As regular readers of this blog know, I’ve been very excited about Sigma’s new line of DN lenses since I first posted about them back in early January. And now that I’ve spent a few weeks with the Sigma 30mm F2.8 EX DN paired with my trusty Olympus E-PL2, I can report that this has quickly become one of my favorite lenses for my Micro Four Thirds cameras for making both stills and videos.
In the hands, this camera and lens combination feels like a classic analog rangefinder from years gone by. Except, of course, that the Sigma 30mm F2.8 EX DN is a fully modern lens designed for the rigors of today: it autofocuses with a linear drive motor that is optimized for both still images and HD video capture without intrusive motor noise, and the telecentric optics are designed for edge to edge sharpness with digital image sensors.

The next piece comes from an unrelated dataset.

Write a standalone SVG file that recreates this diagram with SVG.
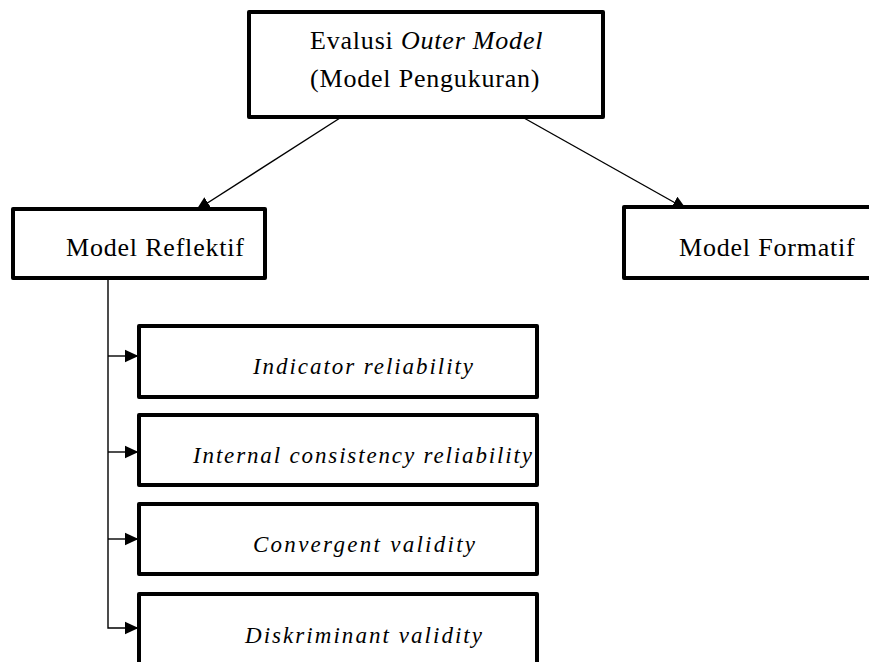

As you look at the images in the this article, you will, of course note how sharp and crisp the in-focus elements are in the frames. But also pay special attention to the lovely quality of the bokeh in the highlights in shot of the tulips, the pizza store mascot, and behind the skateboarder. That’s the feeling the seven rounded aperture blades lend to the images.
This is a lens that is designed for discerning photographers who pay attention to all the details. When the shoot requires switching to manual focus, the focus ring is nicely ridged and wide enough for a confident grip with a thumb and index finger, and the rotational resistance is well damped–not too loose, not too stiff. And of course, it is internal focusing, so when a 46mm filter, such as a polarizer, is threaded on, it won’t rotate its angle during any focusing operations.
The linear drive autofocus motor in the Sigma 30mm F2.8 EX DN is exceptionally quiet. Of course, this is great for still shooting without disturbing skittish or sleeping subjects. But it is even more so for capturing HD video with autofocus engaged to keep moving subjects in focus as camera position or your subject move about. In my experiments, in all but the most extremely silent situations, the linear drive autofocus should be imperceptible and indistinguishable from the existing ambient and environmental background noise during video capture. (We’ll be posting some video samples on our YouTube channel in the near future.)
The Sigma 30mm F2.8 EX DN is a “standard” lens on both the Micro Four Thirds and the Sony E-Mount systems. When focal length and sensor sizes are taken into account, it is just a touch wider than 50mm on the Sony NEX cameras, and just a touch longer than 50mm on mirrorless interchangable lens cameras from Panasonic and Olympus.
This means that the relationship between objects anywhere within the frame, and anywhere in the fore-, middle-, and background will be very similar to the natural perception of our eyes. There’s neither much in the way of telephoto compression (significantly minimizing the apparent distance between objects) or wide angle forced perspectives (expanding the apparent distance between foreground and background subjects.) The naturally pleasing look of this standard field of view never feels out of style.
For discerning photographers shooting with Sony E-Mount and Micro Four Thirds cameras the Sigma 30mm F2.8 EX DN is a great new standard lens for both stills and videos. It combines a rock-solid build, a telecentric “designed-for-digital” optics system for edge-to-edge sharpness, a state-of-the-art linear drive autofocus system for seriously unobtrusive AF adjustments, and seven rounded aperture blades for simply lovely bokeh.
This lens has a classic feel, classic looks, and a very nice price. Some things simply never go out of style.